## EXERCISE INSTRUCTIONS
Of the records that follow, copy only the lines from the line containing "Give me the" to the line containing "Chart.register(...registerables);", both included, exactly as written.

Entries from a dataset
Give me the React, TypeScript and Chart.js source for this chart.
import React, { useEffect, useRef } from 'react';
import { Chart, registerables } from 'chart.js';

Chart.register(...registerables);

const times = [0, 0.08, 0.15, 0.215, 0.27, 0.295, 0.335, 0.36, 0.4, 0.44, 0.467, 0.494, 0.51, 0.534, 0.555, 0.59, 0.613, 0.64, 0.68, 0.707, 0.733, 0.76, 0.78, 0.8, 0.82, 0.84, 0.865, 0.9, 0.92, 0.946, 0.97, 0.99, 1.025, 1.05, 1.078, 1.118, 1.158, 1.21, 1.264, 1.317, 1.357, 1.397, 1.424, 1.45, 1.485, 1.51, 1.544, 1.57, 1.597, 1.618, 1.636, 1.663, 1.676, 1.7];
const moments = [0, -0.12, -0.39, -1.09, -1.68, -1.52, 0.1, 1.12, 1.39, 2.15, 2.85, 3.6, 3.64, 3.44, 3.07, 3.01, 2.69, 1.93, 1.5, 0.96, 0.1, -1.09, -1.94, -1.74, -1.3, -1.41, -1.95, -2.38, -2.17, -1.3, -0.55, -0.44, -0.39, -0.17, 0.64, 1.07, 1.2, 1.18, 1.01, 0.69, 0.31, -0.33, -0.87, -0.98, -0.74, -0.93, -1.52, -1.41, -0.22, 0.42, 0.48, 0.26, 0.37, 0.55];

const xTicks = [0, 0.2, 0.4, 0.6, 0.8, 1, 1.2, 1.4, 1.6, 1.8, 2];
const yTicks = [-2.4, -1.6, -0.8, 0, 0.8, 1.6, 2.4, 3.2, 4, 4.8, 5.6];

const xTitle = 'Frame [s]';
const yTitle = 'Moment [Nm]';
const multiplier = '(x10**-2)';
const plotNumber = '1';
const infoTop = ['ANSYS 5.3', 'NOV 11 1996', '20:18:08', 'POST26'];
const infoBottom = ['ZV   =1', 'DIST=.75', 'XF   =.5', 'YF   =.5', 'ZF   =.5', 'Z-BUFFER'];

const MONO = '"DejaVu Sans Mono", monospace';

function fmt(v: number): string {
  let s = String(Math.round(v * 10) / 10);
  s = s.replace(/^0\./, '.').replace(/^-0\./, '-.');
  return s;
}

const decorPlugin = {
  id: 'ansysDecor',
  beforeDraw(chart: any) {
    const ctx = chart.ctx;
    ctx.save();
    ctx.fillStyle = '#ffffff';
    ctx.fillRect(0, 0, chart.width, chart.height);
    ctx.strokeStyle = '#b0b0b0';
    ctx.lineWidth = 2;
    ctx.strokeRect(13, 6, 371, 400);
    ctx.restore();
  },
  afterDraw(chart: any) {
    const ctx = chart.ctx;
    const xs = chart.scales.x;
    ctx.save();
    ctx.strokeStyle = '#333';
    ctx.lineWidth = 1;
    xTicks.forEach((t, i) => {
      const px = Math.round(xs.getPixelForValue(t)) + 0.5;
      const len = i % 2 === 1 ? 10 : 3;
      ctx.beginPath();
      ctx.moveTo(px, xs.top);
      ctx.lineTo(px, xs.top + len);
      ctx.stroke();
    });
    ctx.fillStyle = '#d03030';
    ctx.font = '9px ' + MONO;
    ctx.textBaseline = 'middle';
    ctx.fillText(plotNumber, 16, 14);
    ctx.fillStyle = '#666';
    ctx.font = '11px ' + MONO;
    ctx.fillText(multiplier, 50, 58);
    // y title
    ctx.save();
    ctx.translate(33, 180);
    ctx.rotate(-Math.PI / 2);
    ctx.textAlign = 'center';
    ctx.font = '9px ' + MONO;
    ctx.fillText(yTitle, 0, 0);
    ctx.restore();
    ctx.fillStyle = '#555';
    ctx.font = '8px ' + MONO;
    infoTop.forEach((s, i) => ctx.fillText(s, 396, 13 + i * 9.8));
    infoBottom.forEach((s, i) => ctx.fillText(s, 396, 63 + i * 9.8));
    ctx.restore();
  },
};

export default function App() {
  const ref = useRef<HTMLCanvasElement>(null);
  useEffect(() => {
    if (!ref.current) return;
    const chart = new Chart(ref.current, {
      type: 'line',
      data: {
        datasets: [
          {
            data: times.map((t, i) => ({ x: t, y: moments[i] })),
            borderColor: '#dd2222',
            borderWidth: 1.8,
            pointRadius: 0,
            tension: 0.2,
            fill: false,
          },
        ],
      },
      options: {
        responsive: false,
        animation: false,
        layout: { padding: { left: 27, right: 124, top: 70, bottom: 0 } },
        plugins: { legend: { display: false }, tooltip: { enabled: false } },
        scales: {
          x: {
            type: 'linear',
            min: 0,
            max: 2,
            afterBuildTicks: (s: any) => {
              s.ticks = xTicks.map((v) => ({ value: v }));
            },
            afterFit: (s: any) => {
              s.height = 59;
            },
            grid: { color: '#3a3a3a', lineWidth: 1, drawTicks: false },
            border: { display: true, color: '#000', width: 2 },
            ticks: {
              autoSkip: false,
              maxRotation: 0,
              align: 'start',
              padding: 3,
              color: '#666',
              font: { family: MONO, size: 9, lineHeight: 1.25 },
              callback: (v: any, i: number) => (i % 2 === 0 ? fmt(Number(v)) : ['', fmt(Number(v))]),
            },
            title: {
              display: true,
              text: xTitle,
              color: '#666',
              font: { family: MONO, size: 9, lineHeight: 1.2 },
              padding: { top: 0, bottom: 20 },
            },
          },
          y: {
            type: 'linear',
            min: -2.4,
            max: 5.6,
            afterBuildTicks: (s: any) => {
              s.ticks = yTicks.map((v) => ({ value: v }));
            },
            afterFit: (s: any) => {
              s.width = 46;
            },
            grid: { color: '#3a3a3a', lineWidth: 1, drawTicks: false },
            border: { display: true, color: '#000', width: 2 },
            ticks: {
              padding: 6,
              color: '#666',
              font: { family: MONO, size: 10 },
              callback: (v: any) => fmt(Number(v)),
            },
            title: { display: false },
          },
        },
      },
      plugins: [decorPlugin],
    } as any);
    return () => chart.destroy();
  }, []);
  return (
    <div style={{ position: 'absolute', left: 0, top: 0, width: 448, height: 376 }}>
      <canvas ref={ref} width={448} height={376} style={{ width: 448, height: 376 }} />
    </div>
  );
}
==
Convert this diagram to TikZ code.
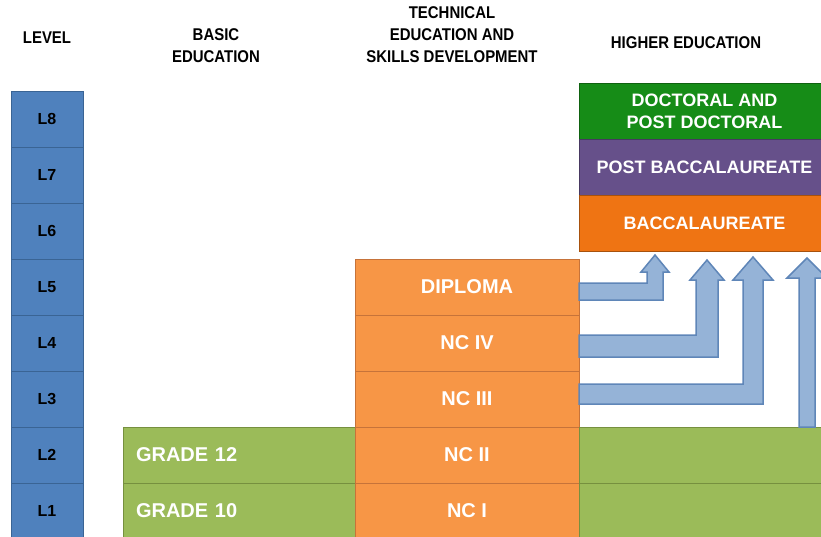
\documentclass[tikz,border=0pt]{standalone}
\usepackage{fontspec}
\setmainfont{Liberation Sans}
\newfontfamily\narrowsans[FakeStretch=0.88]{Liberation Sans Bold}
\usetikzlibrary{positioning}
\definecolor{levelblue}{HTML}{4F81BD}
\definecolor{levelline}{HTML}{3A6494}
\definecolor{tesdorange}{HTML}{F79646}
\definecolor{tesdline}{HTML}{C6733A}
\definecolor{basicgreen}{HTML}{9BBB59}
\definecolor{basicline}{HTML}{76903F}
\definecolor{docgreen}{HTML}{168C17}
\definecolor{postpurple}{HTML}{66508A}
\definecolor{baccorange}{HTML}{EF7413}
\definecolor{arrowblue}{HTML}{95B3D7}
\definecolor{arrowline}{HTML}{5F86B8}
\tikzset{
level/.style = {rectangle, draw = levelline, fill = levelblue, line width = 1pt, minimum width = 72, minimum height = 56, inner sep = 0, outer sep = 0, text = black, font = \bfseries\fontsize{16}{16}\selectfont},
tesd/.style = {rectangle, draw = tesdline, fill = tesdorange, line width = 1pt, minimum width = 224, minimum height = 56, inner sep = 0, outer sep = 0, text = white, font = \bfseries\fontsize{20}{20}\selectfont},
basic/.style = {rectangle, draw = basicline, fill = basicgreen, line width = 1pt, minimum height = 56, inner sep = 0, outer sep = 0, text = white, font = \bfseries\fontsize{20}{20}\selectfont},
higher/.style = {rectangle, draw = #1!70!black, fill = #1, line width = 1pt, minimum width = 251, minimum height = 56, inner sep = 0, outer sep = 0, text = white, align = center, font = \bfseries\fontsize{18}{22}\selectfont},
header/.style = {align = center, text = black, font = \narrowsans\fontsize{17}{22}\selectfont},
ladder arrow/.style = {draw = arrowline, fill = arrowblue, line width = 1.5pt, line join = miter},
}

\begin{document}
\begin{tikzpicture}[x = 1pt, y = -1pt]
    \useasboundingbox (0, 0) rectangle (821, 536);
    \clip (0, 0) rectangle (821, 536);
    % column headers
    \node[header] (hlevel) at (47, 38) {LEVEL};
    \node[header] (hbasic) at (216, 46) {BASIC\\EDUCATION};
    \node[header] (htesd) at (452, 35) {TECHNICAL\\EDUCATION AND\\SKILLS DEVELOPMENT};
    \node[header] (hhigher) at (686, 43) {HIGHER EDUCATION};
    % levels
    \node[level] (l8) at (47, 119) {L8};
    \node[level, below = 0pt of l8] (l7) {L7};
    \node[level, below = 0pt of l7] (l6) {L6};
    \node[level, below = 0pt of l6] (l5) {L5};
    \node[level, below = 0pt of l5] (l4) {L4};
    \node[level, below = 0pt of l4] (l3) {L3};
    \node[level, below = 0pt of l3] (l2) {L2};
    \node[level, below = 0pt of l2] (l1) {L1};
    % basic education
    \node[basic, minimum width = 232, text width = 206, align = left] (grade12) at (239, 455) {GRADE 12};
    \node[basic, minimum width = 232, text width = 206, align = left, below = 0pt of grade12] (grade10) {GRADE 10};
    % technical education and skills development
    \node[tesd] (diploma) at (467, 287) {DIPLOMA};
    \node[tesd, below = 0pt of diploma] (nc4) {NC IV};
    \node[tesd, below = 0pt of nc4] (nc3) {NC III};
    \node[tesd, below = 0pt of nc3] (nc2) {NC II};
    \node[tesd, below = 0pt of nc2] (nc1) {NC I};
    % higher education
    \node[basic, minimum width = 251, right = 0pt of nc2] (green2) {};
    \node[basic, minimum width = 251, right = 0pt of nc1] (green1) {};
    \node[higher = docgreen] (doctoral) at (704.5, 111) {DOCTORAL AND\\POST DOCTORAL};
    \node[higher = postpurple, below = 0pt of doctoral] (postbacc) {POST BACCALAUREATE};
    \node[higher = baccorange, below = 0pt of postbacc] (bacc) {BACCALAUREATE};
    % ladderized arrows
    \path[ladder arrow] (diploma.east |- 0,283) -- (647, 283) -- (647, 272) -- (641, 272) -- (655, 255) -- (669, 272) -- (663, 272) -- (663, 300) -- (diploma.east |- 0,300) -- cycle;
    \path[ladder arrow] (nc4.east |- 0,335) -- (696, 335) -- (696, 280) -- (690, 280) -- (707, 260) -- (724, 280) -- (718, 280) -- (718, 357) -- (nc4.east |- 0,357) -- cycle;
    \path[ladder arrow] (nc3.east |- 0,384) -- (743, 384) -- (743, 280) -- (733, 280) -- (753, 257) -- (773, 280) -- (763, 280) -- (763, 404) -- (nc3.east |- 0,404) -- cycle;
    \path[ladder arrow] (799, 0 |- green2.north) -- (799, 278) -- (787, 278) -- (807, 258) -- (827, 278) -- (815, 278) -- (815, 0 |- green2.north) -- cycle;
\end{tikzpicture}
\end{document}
==
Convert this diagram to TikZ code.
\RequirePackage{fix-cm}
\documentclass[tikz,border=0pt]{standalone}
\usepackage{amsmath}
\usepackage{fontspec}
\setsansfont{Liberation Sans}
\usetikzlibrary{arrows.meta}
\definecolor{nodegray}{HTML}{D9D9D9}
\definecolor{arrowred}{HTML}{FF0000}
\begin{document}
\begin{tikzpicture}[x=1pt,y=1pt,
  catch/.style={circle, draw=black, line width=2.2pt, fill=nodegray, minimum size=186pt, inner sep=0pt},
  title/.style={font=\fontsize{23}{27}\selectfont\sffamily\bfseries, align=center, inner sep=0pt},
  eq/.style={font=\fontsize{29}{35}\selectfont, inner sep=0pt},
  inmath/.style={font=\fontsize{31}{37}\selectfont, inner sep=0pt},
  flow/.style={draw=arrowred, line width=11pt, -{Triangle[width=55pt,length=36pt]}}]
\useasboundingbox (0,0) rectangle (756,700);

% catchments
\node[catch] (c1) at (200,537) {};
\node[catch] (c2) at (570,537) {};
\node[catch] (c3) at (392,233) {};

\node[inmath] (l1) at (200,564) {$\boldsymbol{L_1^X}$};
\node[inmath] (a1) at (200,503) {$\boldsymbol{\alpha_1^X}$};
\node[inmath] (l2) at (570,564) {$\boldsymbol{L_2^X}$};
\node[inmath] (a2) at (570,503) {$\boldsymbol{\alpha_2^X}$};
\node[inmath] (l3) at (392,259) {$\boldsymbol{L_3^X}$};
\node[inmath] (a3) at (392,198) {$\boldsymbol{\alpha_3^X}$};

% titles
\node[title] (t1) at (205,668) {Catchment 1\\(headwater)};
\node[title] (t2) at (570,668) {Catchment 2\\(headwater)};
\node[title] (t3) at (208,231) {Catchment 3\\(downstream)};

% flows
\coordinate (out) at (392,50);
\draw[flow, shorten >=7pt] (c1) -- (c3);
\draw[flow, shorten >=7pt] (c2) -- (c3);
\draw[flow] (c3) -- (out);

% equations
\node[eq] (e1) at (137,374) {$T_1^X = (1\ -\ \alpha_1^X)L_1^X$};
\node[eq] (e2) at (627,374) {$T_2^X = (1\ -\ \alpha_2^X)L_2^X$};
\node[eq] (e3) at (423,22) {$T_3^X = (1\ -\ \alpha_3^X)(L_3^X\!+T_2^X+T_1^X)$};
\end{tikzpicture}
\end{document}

## EXERCISE ANSWER
Give me the React, TypeScript and Chart.js source for this chart.
import React, { useEffect, useRef } from 'react';
import { Chart, registerables } from 'chart.js';

Chart.register(...registerables);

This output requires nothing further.